To prevent the frustration of falling behind, which most of us tend to do when following a Bible reading plan, each month of this plan gives you only twenty-five readings. Today we start a few “free days” . We encourage you to catch up on any readings you may have missed this month.
If you have finished the month’s readings, you can use these final days of the month to study the passages that challenged or intrigued you.
In Chapter 4 of “The Grace Blueprint – The Story of the Tabernacle”, the author Lisa Taylor brings about the fact that the Book of Leviticus is a worship instruction manual for both the priests and the people. When I read through that section, I was determined to share the content as devotion once I became part of worship ministry. The LORD has opened the door for me this month! So, sharing as a reminder to myself on the LORD’s expectations regarding worship and what it means to be a worshiper.
“In the book of Leviticus, the word holy is mentioned close to 90 times, sacrifice approximately 300 times and atonement, nearly 50 times. The message of Leviticus is loud and clear. Worship is more than a ritual. Worship is holy. Worship is costly. Worship requires atonement. The following biblical principles about worship stand out in Leviticus.

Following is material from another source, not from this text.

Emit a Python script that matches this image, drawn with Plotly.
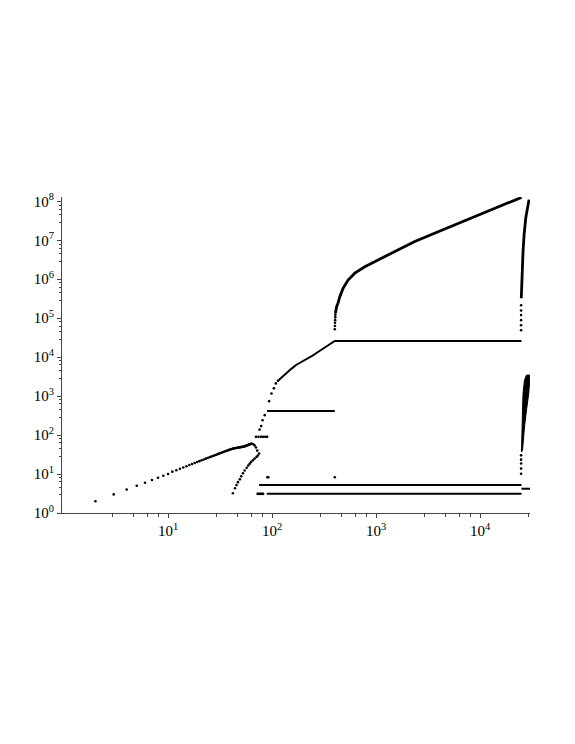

Worship is not exclusive: Poor and wealthy alike could approach God through obedient sacrifice and receive forgiveness for their sins. However, no one was to approach God empty handed (Exodus 34:20). This meant everyone could afford to bring something to God in worship. The New Testament teaches that Christian worship involves not only verbal praise to God, but also includes doing good works and obeying godly leadership (Hebrews 13:15-17), which are actions expected of every worshiper.
Worship is about motive: Because God is interested in the condition of a person’s heart, the attitude of a worshiper is crucial. A worshiper must not only acknowledge his need for cleansing but also respond with thanksgiving for God’s grace. In the New Testament, a Christian offers their whole self to God, their body as “a living sacrifice, holy, acceptable to God” (Romans 12:1).
Worship involves restitution: God commands the worshipper to make amends if his behavior has harmed anyone. This command to make things right shows the importance God places on a person’s relationship with others (Leviticus 5:16). Restitution realigns a relationship and makes reconciliation between two estranged people possible. Jesus said “if you bring your gift to the altar, and there remember that your brother has something against you, leave your gift there before the altar, and go your way. First be reconciled to your brother, and then come offer your gift” (Matthew 5:23-24). If we have knowingly offended someone and not made amends, then our worship is worthless.
Worship involves obedience: For the Israelite, worship must be conducted according to God’s guidelines given in Leviticus. The benefits of divine grace – atonement, forgiveness, restoration, and righteousness – are contingent on the worshipper obeying God’s divine demands regarding sacrifice. In the New Testament, Jesus taught, “God is a Spirit, and those who worship Him must worship in spirit and truth” (John 4:24). For God’s spirit and man’s spirit to connect in worship, truth must be included. Peter talks about purifying “your souls in obeying the truth through the Spirit (1 Peter 1:22). Effective worship embraces God’s truth and rejects ignorance and disobedience.
The Priestly blessing: The priestly blessing at the end of Numbers 6 is the blessing commanded by the LORD for Aaron and his sons to pronounce over the people each day. God had said to Moses and Aaron, “This is the way you shall bless the children of Israel” (Numbers 6:23). These may have been the very same words used at that first worship service: “The LORD bless you and keep you; The LORD make His face shine upon you, and be gracious to you; The LORD lift up His countenance upon you, and give you peace” (Numbers 6:24-26). God expected the priests to bless His people with words that would instill in their hearts the understanding that their LORD is the source of happiness, safety, favor, and peace. The Lord explained to Moses that by the priests pronouncing this blessing, “So they shall put My name on the children of Israel, and I will bless them” (Numbers 6:27).”
I pray that we are steadfast in complying with these Biblical principles regarding worship every day.
- Psalm 29:2 “Ascribe to the Lord the glory due his name; worship the Lord in the splendor of his holiness.”
- Psalm 96:9 “Worship the Lord in the splendor of holiness; tremble before him, all the earth!”
- Psalm 100:2 “Worship the Lord with gladness; come before him with joyful songs.”
- John 4:23 “Yet a time is coming and has now come when the true worshipers will worship the Father in the Spirit and in truth, for they are the kind of worshipers the Father seeks.”